I clapped him on the back. “Good for you, buddy. Who’s the lucky girl?”
“Her name’s Patricia. She’s an engineer aboard Serenity. You’ll meet her soon, I guess.”
“Looking forward to it. So what’s going to happen now? To the mission, I mean.”
“The Akakies had a look at a few other Xortaag-occupied planets,” said Kurt. “All are under tight security, so we’re going back to Earth. Tarq says he has to go to Kanoor to deal with a few things, but the Akakie fleet will come with us. Tarq hopes you guys can teach them how to fight.”
I scowled. “I’ll have better luck teaching pigs how to fly. Did you know a few hundred Akakies got shot down today, despite clear instructions to try to keep their distance from the Xortaags?”
“No. I was busy supervising the Xortaags’ surrender. Any human casualties?”
My throat went dry, even though I was drinking. “A few.”
Kurt put his hand on my shoulder. “Sorry to hear.”
Oksana sipped her vodka. “I, for one, am not looking forward to going back to Earth.”
I knew what she meant. The news from Earth wasn’t good. There had been some unrest, and Jackson had decided to respond with an iron-fist approach. He encouraged his supporters to use violence against his critics, which made the situation even more volatile.
“Rumor has it Jackson has formed a secret police, which arrests people who oppose him,” she continued.
“How very SCTU of him,” I muttered under my breath.
“It’s not only a rumor,” Kurt said with disgust. “I’ve heard the same thing from a few ex-resistance people back on Earth.”
“It’s ironic that we put Jackson where he is now, sort of,” I said. “Maybe we should do something about it?”
“What, exactly?” Kurt narrowed his eyes.
“The fleet is loyal to me, and the Marines to you. We can kick Jackson out of office in five minutes.”
Kurt’s face hardened. “We’re not discussing a military coup d’état! How is it different
from what Zheng did? My father fought for a democratically elected United Earth government all his life.”
Oksana interrupted us. “Guys, we’ve just destroyed a planet. I think that’s quite enough for today. Let’s discuss the coup another day.”
I raised my palms up.
She finished her glass and put it down; then she looked at me. There was deep pain in her eyes, but it could’ve simply been a reflection of my own.

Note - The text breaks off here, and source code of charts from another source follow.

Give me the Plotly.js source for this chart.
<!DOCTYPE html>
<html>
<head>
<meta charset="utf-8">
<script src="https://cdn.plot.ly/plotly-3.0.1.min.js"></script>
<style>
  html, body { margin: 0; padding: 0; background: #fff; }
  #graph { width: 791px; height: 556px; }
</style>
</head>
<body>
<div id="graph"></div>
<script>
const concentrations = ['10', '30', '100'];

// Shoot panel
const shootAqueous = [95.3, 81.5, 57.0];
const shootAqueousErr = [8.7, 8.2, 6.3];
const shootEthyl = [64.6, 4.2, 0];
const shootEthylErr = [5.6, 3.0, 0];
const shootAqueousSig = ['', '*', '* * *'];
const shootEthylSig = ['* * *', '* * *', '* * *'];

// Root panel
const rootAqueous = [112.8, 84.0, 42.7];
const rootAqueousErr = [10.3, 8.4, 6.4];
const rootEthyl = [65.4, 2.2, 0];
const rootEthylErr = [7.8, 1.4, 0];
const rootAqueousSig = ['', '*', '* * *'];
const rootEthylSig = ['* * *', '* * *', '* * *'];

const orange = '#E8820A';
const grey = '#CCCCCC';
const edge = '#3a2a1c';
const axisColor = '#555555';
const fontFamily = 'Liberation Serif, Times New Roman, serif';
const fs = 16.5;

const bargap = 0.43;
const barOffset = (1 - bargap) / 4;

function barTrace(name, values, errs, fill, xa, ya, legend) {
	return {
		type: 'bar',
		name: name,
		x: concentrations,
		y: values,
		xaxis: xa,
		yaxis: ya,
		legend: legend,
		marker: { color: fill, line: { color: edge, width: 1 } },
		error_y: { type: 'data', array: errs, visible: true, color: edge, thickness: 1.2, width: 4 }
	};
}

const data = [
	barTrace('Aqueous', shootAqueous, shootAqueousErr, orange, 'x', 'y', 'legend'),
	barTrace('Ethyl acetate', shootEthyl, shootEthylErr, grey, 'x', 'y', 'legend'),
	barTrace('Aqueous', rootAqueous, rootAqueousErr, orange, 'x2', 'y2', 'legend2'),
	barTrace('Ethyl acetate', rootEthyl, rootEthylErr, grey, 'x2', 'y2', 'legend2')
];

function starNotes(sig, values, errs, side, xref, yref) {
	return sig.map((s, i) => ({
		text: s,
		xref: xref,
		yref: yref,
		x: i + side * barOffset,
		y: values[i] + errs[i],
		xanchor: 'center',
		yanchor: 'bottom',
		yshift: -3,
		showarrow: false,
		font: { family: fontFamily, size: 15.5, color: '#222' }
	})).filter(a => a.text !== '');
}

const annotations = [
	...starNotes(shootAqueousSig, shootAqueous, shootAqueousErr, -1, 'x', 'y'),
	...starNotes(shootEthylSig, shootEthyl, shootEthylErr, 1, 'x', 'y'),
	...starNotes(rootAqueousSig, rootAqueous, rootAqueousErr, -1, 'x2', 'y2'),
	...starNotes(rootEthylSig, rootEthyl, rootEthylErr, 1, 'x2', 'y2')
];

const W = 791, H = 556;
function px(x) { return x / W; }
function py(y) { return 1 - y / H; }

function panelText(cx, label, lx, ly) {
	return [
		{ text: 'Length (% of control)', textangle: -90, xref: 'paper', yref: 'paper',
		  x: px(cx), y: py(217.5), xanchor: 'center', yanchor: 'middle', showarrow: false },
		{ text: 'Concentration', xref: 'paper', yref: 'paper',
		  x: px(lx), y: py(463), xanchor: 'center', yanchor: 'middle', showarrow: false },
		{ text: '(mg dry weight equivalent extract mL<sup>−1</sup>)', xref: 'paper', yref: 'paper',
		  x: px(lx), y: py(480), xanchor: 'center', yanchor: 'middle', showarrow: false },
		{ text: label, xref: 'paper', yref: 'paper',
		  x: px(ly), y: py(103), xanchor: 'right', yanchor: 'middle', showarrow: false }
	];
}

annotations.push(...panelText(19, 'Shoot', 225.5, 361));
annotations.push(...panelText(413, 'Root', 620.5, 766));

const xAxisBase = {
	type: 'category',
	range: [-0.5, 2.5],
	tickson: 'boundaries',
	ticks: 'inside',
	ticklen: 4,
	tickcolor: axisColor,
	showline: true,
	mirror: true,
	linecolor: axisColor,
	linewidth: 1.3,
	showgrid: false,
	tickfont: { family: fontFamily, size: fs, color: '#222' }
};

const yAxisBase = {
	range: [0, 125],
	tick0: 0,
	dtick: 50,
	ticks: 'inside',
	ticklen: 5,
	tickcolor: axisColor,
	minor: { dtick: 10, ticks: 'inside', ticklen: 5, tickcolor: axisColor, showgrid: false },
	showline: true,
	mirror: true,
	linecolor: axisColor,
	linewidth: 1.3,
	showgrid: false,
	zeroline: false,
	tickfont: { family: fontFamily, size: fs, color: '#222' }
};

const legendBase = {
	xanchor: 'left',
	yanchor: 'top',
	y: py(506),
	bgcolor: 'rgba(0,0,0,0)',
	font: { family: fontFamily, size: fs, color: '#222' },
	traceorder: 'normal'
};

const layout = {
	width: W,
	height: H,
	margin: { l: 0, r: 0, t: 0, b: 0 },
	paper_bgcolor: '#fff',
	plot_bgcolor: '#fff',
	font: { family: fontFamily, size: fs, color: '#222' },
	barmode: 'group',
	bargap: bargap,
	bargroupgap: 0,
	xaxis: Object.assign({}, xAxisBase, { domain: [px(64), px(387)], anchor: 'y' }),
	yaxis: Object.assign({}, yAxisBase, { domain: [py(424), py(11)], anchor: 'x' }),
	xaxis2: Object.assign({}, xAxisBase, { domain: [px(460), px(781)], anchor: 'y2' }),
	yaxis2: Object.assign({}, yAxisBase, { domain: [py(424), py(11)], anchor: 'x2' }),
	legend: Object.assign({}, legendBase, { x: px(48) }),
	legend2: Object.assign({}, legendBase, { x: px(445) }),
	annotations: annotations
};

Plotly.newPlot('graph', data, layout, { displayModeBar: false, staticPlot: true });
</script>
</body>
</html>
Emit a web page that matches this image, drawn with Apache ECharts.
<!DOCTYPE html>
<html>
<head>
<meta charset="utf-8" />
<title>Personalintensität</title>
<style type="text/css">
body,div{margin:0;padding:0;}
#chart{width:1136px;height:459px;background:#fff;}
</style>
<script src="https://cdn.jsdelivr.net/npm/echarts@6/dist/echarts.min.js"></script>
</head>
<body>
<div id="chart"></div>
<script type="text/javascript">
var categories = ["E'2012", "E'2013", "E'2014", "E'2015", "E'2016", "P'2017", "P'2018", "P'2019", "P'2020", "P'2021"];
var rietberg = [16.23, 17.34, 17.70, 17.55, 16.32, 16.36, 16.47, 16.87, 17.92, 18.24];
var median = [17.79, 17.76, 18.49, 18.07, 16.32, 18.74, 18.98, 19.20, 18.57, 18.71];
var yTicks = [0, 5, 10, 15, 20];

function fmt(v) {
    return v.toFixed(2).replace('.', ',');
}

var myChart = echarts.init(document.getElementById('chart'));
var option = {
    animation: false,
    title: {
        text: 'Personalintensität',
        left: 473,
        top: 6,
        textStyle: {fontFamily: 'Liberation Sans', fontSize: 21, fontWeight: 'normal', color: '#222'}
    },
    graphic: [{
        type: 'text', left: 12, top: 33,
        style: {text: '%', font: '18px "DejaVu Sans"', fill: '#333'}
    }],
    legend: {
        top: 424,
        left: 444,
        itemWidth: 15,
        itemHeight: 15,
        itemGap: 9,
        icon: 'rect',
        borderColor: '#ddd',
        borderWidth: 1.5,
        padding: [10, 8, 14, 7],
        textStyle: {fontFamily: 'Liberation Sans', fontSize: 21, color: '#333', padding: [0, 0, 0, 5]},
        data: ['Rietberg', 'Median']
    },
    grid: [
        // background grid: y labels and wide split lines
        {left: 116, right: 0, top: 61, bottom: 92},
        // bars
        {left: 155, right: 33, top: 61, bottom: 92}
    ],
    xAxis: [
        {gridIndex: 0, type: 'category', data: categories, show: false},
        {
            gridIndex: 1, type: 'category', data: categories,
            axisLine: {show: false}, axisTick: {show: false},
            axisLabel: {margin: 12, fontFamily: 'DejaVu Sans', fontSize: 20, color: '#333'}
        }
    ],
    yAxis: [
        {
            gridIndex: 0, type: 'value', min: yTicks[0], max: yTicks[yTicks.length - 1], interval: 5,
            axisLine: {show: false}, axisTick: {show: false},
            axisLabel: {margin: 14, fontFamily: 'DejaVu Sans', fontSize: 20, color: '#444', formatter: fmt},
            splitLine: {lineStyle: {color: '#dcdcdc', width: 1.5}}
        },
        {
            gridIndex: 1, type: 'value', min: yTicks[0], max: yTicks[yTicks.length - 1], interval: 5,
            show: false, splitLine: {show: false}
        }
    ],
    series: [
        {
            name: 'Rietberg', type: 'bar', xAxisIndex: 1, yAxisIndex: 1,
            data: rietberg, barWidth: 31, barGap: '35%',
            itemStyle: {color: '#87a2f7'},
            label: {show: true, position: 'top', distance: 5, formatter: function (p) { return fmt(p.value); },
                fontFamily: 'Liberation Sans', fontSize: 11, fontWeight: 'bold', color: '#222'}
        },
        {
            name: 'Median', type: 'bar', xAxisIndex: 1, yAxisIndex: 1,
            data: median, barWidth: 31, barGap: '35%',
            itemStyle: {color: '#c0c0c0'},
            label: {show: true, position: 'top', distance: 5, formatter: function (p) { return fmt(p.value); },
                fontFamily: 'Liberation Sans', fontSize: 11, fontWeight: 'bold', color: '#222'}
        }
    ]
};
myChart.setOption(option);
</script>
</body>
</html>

“Tell me we did the right thing,” she whispered, her voice barely audible.
The rush of emotions was disorienting. Suddenly, Liz was there, sitting with us, smiling and playing with a curl of her wavy black hair. How many times had I joked about Liz being obsessed with doing the right thing? I’d even once said (with my usual tactfulness) it’d be written on her epitaph.
And she died doing the right thing.
Did she though? Was attacking Maada the correct decision? I’d watched the footage of that battle and listened to the radio communications a million times. If Liz had stayed away from Maada for two minutes, she would’ve been alive now. Instead, she attacked Maada head-on, and all she accomplished was getting herself killed. Keiko and I were much better fighter pilots than she was, and the two of us together beat him by a sheer stroke of luck. If my energy bolt hadn’t hit the general’s Crimson Deathbringer exactly when Keiko was doing her Kamikaze run, chances were Maada would’ve killed both of us.

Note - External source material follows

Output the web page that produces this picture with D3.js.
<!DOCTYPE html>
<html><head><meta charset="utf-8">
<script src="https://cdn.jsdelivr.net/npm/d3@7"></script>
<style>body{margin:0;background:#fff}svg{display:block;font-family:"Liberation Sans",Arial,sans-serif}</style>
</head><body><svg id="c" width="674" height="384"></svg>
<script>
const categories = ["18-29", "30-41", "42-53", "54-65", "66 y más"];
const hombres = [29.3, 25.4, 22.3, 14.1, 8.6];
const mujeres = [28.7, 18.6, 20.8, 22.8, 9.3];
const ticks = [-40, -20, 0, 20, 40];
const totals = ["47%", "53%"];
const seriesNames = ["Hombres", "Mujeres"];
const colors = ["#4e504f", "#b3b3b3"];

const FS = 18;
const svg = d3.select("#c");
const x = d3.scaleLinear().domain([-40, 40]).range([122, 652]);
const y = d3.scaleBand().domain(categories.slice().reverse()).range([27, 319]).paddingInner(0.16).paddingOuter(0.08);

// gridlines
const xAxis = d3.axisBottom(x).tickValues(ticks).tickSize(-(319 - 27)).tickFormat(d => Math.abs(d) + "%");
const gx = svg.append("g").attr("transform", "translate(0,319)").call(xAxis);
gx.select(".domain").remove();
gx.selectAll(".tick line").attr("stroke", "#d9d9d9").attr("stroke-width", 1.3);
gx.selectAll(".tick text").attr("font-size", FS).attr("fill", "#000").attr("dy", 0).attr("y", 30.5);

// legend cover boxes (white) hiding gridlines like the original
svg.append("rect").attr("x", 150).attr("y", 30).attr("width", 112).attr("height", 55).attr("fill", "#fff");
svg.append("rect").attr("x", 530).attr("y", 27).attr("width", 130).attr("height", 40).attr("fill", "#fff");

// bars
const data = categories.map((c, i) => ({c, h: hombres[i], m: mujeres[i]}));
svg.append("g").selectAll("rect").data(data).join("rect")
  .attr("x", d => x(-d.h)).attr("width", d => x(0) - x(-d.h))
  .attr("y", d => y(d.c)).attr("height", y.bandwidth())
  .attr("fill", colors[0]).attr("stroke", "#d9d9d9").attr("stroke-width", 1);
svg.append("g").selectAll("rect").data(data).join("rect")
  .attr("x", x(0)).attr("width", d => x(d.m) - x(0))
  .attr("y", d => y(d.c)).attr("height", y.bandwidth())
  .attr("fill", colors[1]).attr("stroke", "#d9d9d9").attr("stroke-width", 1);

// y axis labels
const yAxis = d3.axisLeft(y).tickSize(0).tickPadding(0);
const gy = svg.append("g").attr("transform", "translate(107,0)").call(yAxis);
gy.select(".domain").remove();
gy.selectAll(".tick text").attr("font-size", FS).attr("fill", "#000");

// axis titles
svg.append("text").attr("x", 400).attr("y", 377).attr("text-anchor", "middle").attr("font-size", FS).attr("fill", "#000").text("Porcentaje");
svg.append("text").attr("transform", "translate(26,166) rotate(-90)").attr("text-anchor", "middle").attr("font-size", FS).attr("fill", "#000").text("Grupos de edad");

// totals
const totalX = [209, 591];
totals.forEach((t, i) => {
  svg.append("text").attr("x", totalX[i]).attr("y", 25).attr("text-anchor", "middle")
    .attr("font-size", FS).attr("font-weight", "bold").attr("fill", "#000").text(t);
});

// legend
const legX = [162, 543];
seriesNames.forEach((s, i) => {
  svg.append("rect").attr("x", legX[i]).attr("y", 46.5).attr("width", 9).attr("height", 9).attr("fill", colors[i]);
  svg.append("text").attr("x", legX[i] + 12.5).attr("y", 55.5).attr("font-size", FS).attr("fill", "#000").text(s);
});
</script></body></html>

I opened my mouth to crack a joke, unconsciously trying to use humor to defend against pain, but I looked at Oksana, looking so vulnerable, and for once in my life I managed not to say something stupid. I wondered how much more she could take: first her sister, then Matias, and now this. Having eight billion dead souls on your conscious couldn’t have been easy. I fervently hoped suicide didn’t run in her family.
“I wish I could,” I told her.
After Kurt and Oksana went back to Serenity, I stayed in the mess and poured myself another drink. Two Marines entered the mess hall. When they saw me, they exchanged a look and walked towards where I was sitting. I knew them both: Juan and Li were members of Kurt’s strike force in Operation Royalty.